* Work to do: Exactly repeat the material, dropping every picture from the copy.

* Data:

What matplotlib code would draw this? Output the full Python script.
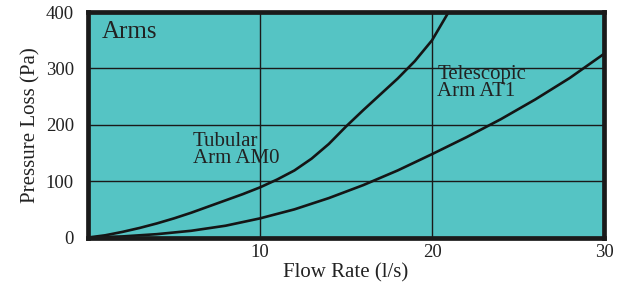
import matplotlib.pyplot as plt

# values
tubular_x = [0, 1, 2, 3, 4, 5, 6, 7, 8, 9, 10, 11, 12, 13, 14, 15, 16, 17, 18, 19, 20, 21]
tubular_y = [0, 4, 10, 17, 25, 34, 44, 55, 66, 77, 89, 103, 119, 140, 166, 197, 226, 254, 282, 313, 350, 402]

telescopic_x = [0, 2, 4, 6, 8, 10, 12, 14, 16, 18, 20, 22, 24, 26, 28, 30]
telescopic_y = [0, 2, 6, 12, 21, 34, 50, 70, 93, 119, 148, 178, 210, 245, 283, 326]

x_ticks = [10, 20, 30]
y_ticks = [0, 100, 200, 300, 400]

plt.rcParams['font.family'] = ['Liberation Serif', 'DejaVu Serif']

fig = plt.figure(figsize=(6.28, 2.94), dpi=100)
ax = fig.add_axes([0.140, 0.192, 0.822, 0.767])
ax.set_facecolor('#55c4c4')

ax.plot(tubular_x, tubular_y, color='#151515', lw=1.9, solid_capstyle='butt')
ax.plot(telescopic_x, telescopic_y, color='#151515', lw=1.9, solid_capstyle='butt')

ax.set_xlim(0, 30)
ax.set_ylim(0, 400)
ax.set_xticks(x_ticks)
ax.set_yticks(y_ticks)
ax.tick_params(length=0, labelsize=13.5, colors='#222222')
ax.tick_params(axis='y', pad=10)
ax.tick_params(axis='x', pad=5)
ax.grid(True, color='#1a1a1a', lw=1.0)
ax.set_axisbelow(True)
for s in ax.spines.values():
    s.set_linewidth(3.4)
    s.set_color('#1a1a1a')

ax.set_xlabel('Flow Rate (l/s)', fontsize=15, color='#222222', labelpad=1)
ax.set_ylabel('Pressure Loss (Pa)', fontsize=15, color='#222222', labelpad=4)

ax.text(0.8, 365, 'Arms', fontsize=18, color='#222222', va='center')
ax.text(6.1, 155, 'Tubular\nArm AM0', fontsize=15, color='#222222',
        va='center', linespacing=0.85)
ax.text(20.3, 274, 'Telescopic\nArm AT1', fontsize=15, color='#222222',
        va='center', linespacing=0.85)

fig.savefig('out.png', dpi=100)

* Full answer:
What matplotlib code would draw this? Output the full Python script.
import matplotlib.pyplot as plt

# values
tubular_x = [0, 1, 2, 3, 4, 5, 6, 7, 8, 9, 10, 11, 12, 13, 14, 15, 16, 17, 18, 19, 20, 21]
tubular_y = [0, 4, 10, 17, 25, 34, 44, 55, 66, 77, 89, 103, 119, 140, 166, 197, 226, 254, 282, 313, 350, 402]

telescopic_x = [0, 2, 4, 6, 8, 10, 12, 14, 16, 18, 20, 22, 24, 26, 28, 30]
telescopic_y = [0, 2, 6, 12, 21, 34, 50, 70, 93, 119, 148, 178, 210, 245, 283, 326]

x_ticks = [10, 20, 30]
y_ticks = [0, 100, 200, 300, 400]

plt.rcParams['font.family'] = ['Liberation Serif', 'DejaVu Serif']

fig = plt.figure(figsize=(6.28, 2.94), dpi=100)
ax = fig.add_axes([0.140, 0.192, 0.822, 0.767])
ax.set_facecolor('#55c4c4')

ax.plot(tubular_x, tubular_y, color='#151515', lw=1.9, solid_capstyle='butt')
ax.plot(telescopic_x, telescopic_y, color='#151515', lw=1.9, solid_capstyle='butt')

ax.set_xlim(0, 30)
ax.set_ylim(0, 400)
ax.set_xticks(x_ticks)
ax.set_yticks(y_ticks)
ax.tick_params(length=0, labelsize=13.5, colors='#222222')
ax.tick_params(axis='y', pad=10)
ax.tick_params(axis='x', pad=5)
ax.grid(True, color='#1a1a1a', lw=1.0)
ax.set_axisbelow(True)
for s in ax.spines.values():
    s.set_linewidth(3.4)
    s.set_color('#1a1a1a')

ax.set_xlabel('Flow Rate (l/s)', fontsize=15, color='#222222', labelpad=1)
ax.set_ylabel('Pressure Loss (Pa)', fontsize=15, color='#222222', labelpad=4)

ax.text(0.8, 365, 'Arms', fontsize=18, color='#222222', va='center')
ax.text(6.1, 155, 'Tubular\nArm AM0', fontsize=15, color='#222222',
        va='center', linespacing=0.85)
ax.text(20.3, 274, 'Telescopic\nArm AT1', fontsize=15, color='#222222',
        va='center', linespacing=0.85)

fig.savefig('out.png', dpi=100)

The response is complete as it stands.